Recovering palladium rapidly and effectively from electronic waste materials presents a challenging and essential task, mainly due to the harsh acidic conditions. This study developed a highly porous and lightweight monolith to address this issue by enabling rapid and efficient palladium adsorption under acidic conditions. The monoliths were fabricated through a quick UV-irradiation cryopolymerization process. The resulting monoliths exhibited significantly enhanced palladium adsorption capacity, measuring at 155.5 mg g−1, surpassing most previously reported data.
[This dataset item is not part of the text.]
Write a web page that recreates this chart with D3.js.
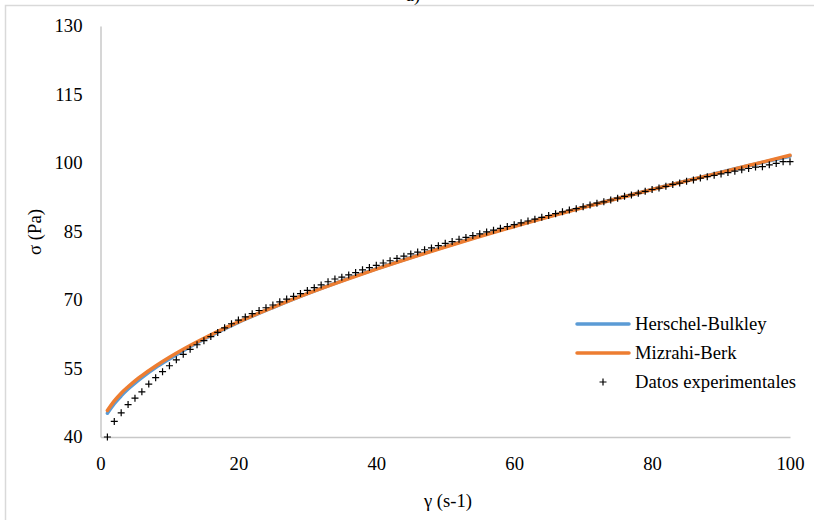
<!DOCTYPE html>
<html>
<head>
<meta charset="utf-8">
<script src="https://cdn.jsdelivr.net/npm/d3@7"></script>
<style>
  body { margin: 0; background: #fff; }
  svg { display: block; }
  text { font-family: "Liberation Serif", "Times New Roman", serif; fill: #000; }
</style>
</head>
<body>
<script>
'use strict'

// shear rate (s-1) of the measured points
const shearRate = [
  1, 2, 3, 4, 5, 6, 7, 8, 9, 10, 11, 12, 13, 14, 15, 16, 17, 18, 19, 20,
  21, 22, 23, 24, 25, 26, 27, 28, 29, 30, 31, 32, 33, 34, 35, 36, 37, 38, 39, 40,
  41, 42, 43, 44, 45, 46, 47, 48, 49, 50, 51, 52, 53, 54, 55, 56, 57, 58, 59, 60,
  61, 62, 63, 64, 65, 66, 67, 68, 69, 70, 71, 72, 73, 74, 75, 76, 77, 78, 79, 80,
  81, 82, 83, 84, 85, 86, 87, 88, 89, 90, 91, 92, 93, 94, 95, 96, 97, 98, 99, 100
]
const stressExp = [
  40.0, 43.4, 45.3, 47.1, 48.5, 49.9, 51.6, 53.0, 54.3, 55.6,
  56.9, 58.1, 59.2, 60.2, 61.1, 62.0, 62.9, 63.9, 64.8, 65.6,
  66.3, 67.0, 67.7, 68.3, 68.9, 69.6, 70.2, 70.8, 71.4, 72.1,
  72.7, 73.3, 74.0, 74.6, 75.0, 75.5, 76.0, 76.6, 77.1, 77.6,
  78.1, 78.6, 79.1, 79.6, 80.1, 80.5, 81.0, 81.4, 81.9, 82.4,
  82.8, 83.3, 83.7, 84.1, 84.5, 84.9, 85.3, 85.7, 86.1, 86.5,
  86.9, 87.3, 87.7, 88.1, 88.5, 88.9, 89.3, 89.7, 90.0, 90.4,
  90.8, 91.2, 91.5, 91.9, 92.3, 92.7, 93.0, 93.4, 93.8, 94.2,
  94.5, 94.9, 95.3, 95.6, 96.0, 96.3, 96.7, 97.0, 97.3, 97.6,
  97.9, 98.2, 98.5, 98.8, 99.1, 99.2, 99.6, 99.9, 100.3, 100.3
]

// model curves, sampled where read
const shearModel = [1, 2, 3, 4, 5, 6, 8, 10, 12, 15, 20, 25, 30, 35, 40, 50, 60, 70, 80, 90, 100]
const stressHB = [45.2, 47.3, 49.0, 50.5, 51.8, 53.0, 55.2, 57.1, 58.9, 61.4, 65.1, 68.35, 71.4, 74.2, 76.8, 81.7, 86.2, 90.3, 94.2, 98.0, 101.5]
const stressMB = [45.8, 47.9, 49.6, 51.0, 52.3, 53.45, 55.55, 57.45, 59.2, 61.6, 65.2, 68.4, 71.4, 74.15, 76.75, 81.6, 86.1, 90.25, 94.2, 97.95, 101.7]

const xTicks = [0, 20, 40, 60, 80, 100]
const yTicks = [40, 55, 70, 85, 100, 115, 130]

const seriesNames = ['Herschel-Bulkley', 'Mizrahi-Berk', 'Datos experimentales']
const colors = ['#5b9bd5', '#ed7d31', '#000']

const W = 814, H = 520
const svg = d3.select('body').append('svg').attr('width', W).attr('height', H)

// chart frame, runs off the right and bottom of the picture
svg.append('rect')
    .attr('x', 5.5).attr('y', 5.5)
    .attr('width', W + 20).attr('height', H + 20)
    .attr('fill', 'none').attr('stroke', '#d9d9d9').attr('stroke-width', 1.5)

// title is cut off by the top edge
svg.append('text').attr('x', 413).attr('y', 1)
    .attr('text-anchor', 'middle').style('font-size', '18.67px').text('a)')

const x = d3.scaleLinear().domain([0, 100]).range([100.5, 790])
const y = d3.scaleLinear().domain([40, 130]).range([437, 26])

const gx = svg.append('g').attr('transform', `translate(0,${y(40)})`)
    .call(d3.axisBottom(x).tickValues(xTicks).tickSize(0).tickPadding(20))
const gy = svg.append('g').attr('transform', `translate(${x(0)},0)`)
    .call(d3.axisLeft(y).tickValues(yTicks).tickSize(0).tickPadding(18))

;[gx, gy].forEach(g => {
    g.select('.domain').attr('stroke', '#c8c8c8').attr('stroke-width', 1.5)
    g.selectAll('text').style('font-size', '18.67px').style('font-family', '"Liberation Serif", serif')
})

svg.append('text').attr('x', 448).attr('y', 507)
    .attr('text-anchor', 'middle').style('font-size', '18.67px').text('γ (s-1)')
svg.append('text')
    .attr('transform', 'translate(41,232) rotate(-90)')
    .attr('text-anchor', 'middle').style('font-size', '18.67px').text('σ (Pa)')

// model curves
const line = d3.line().x(d => x(d[0])).y(d => y(d[1])).curve(d3.curveMonotoneX)
;[stressHB, stressMB].forEach((vals, i) => {
    svg.append('path')
        .datum(shearModel.map((g, j) => [g, vals[j]]))
        .attr('d', line)
        .attr('fill', 'none')
        .attr('stroke', colors[i])
        .attr('stroke-width', 3.5)
        .attr('stroke-linecap', 'round')
})

// experimental points as + markers
const s = 3.5
svg.append('g').selectAll('path')
    .data(shearRate.map((g, i) => [g, stressExp[i]]))
    .enter()
    .append('path')
    .attr('d', d => `M${x(d[0]) - s},${y(d[1])}h${2 * s}M${x(d[0])},${y(d[1]) - s}v${2 * s}`)
    .attr('stroke', '#000')
    .attr('stroke-width', 1.2)

// legend
const legendY = [324, 353, 382]
const lg = svg.append('g')
seriesNames.forEach((name, i) => {
    if (i < 2) {
        lg.append('line')
            .attr('x1', 577).attr('x2', 629)
            .attr('y1', legendY[i]).attr('y2', legendY[i])
            .attr('stroke', colors[i]).attr('stroke-width', 3.5)
            .attr('stroke-linecap', 'round')
    } else {
        lg.append('path')
            .attr('d', `M${603 - s},${legendY[i]}h${2 * s}M603,${legendY[i] - s}v${2 * s}`)
            .attr('stroke', '#000').attr('stroke-width', 1.2)
    }
    lg.append('text')
        .attr('x', 635).attr('y', legendY[i]).attr('dy', '0.32em')
        .style('font-size', '18.67px').text(name)
})
</script>
</body>
</html>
The adsorbed concentrations of Pd(II) and other coexisting ions were determined using an Inductively Coupled Plasma Optical Emission Spectrometer (ICP-OES, VISTA-MPX, Varian). Various parameters such as pH, contact time, temperature, concentration, and selectivity were investigated to assess their impact on palladium adsorption. The material demonstrated superior selectivity for palladium ions in the presence of coexisting metal ions. Furthermore, the material's thermal stability was evaluated within the 25–100 °C range, revealing sufficient adsorption capacity at temperatures up to 100 °C, indicating its potential for implementation in harsh conditions. The synthesized monolith exhibited a shelf life of up to six months without degrading its adsorption performance. Moreover, the material retained its adsorption efficiency after multiple cycles of use. The effectiveness of palladium adsorption was also demonstrated in actual wastewater samples, further validating the material's practical application. Overall, this designed system showcases excellent adsorption performance and stability, making a valuable contribution to polymer chemistry and environmental science for recovering precious metals from wastewater.